Task statement:
Copy every line with the string "this" in it.

*** Material provided ***

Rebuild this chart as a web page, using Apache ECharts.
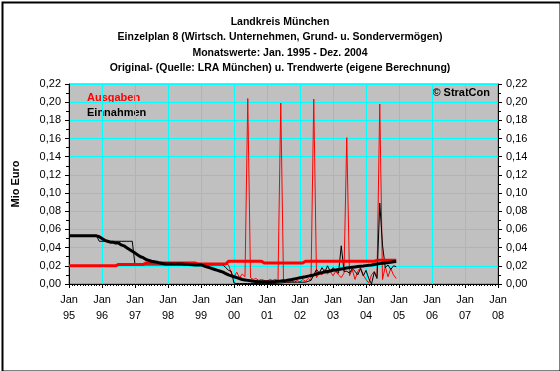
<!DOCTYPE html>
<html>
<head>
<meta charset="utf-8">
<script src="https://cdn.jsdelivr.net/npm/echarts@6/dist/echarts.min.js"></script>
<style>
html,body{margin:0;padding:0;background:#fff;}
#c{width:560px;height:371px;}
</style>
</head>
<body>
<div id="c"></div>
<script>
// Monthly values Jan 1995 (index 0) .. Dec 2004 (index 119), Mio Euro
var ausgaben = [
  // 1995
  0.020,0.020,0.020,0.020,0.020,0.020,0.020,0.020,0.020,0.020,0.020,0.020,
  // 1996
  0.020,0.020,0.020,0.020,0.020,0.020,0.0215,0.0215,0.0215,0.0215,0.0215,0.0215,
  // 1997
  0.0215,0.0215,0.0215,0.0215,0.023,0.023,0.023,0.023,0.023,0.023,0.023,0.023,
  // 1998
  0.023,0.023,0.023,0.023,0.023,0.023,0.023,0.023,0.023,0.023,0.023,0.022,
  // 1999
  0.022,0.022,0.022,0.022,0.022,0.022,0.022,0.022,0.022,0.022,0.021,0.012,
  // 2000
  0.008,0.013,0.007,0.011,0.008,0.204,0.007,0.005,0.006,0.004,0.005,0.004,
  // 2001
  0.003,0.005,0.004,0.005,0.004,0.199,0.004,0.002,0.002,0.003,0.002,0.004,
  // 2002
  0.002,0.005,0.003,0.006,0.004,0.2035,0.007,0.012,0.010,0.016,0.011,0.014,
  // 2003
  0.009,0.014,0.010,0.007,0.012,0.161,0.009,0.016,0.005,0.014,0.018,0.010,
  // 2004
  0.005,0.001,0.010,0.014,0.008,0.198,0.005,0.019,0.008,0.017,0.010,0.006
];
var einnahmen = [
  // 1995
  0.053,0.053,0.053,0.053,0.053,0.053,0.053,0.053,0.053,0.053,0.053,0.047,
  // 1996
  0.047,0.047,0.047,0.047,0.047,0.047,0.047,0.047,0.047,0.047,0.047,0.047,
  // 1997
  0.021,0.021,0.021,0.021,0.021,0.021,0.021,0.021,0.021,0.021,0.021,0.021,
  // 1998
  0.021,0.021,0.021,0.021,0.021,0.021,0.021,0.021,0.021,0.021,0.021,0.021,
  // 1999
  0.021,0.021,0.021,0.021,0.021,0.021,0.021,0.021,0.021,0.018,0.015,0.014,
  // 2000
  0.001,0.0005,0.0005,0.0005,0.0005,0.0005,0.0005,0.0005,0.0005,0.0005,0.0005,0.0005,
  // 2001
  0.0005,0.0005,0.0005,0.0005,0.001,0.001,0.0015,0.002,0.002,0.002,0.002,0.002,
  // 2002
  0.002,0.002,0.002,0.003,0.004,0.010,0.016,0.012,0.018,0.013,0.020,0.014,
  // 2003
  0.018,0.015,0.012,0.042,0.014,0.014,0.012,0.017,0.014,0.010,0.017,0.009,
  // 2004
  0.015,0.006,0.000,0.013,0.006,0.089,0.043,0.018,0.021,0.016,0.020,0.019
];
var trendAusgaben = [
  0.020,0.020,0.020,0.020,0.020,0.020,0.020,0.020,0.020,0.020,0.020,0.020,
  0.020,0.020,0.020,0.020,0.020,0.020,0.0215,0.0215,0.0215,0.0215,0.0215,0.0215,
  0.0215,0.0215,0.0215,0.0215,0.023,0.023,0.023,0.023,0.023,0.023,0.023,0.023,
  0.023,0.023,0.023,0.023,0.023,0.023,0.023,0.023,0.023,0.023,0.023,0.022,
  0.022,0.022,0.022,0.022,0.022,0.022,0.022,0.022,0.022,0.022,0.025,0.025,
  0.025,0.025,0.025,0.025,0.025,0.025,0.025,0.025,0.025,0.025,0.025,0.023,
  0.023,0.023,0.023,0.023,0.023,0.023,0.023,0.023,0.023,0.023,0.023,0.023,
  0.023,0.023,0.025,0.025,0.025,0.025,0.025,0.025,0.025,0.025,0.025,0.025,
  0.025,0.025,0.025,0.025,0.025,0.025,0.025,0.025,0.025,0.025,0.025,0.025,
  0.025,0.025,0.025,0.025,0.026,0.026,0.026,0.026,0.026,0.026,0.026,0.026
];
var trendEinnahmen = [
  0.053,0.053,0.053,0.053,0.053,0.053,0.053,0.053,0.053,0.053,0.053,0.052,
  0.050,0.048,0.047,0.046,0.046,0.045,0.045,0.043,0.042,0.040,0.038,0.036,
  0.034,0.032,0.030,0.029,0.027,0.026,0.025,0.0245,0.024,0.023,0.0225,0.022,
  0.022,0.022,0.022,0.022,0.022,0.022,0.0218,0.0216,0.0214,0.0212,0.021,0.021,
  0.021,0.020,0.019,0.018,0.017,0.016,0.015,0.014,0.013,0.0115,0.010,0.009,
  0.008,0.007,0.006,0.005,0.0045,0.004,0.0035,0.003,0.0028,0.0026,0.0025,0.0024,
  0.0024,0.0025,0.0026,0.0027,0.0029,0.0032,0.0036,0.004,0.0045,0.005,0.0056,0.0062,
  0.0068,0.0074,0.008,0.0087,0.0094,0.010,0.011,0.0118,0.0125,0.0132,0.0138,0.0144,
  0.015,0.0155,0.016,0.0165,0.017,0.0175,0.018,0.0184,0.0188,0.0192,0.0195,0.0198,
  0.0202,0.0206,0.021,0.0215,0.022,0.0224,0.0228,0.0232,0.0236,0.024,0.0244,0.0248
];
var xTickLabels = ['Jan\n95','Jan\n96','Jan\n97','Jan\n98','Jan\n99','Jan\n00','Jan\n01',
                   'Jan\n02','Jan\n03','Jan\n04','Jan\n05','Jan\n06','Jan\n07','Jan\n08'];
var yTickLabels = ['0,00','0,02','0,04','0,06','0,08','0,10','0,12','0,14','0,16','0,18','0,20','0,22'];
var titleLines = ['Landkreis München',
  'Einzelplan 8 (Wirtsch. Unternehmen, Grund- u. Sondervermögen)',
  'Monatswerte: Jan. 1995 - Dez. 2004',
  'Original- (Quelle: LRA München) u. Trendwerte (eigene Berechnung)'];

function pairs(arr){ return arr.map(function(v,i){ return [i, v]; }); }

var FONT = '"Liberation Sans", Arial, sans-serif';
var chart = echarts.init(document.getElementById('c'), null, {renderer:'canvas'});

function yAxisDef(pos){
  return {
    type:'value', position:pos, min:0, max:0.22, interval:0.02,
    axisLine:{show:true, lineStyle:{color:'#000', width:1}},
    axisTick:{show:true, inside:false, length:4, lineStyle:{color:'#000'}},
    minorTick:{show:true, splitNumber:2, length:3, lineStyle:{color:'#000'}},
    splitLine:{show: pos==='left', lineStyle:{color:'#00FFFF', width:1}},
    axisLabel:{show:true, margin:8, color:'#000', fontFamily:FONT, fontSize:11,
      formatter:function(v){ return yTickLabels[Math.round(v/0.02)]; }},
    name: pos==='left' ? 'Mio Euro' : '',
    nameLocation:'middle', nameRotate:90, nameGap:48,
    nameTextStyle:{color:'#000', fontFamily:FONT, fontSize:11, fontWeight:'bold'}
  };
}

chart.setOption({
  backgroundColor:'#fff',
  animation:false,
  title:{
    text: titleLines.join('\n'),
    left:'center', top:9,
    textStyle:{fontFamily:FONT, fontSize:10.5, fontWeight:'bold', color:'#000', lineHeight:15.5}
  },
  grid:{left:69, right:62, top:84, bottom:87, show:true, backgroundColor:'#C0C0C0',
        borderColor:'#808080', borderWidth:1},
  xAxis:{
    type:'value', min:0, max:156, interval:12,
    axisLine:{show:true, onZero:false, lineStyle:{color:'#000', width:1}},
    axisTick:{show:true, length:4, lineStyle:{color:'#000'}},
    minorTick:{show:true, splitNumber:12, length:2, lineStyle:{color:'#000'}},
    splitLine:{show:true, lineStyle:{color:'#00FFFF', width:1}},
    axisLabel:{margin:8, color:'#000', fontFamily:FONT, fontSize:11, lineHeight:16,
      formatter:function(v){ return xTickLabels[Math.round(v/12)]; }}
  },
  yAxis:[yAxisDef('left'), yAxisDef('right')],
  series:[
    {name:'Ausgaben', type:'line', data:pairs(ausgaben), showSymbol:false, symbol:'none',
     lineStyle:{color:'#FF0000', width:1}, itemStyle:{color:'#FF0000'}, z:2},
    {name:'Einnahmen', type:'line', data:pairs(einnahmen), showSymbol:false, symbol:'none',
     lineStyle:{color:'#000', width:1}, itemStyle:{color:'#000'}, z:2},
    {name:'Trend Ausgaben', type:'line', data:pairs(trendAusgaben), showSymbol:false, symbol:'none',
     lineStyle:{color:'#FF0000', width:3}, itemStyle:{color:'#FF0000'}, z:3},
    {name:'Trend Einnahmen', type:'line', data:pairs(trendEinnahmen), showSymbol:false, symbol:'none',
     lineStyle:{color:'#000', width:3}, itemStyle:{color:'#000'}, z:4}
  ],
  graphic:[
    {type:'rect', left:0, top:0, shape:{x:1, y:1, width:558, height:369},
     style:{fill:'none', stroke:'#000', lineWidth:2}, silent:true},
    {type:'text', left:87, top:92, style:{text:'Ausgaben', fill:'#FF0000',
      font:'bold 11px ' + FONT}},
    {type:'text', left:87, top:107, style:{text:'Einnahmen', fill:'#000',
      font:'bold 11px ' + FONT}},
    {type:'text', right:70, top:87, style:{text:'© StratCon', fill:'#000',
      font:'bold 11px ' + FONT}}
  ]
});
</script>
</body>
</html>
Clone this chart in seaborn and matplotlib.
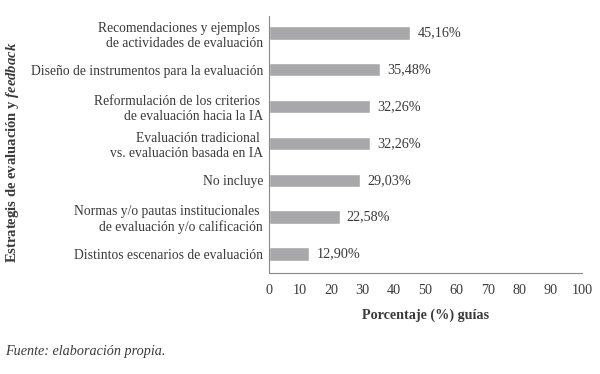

***

Answer to the task:
Rebuild this chart as a web page, using Apache ECharts.
Clone this chart in seaborn and matplotlib.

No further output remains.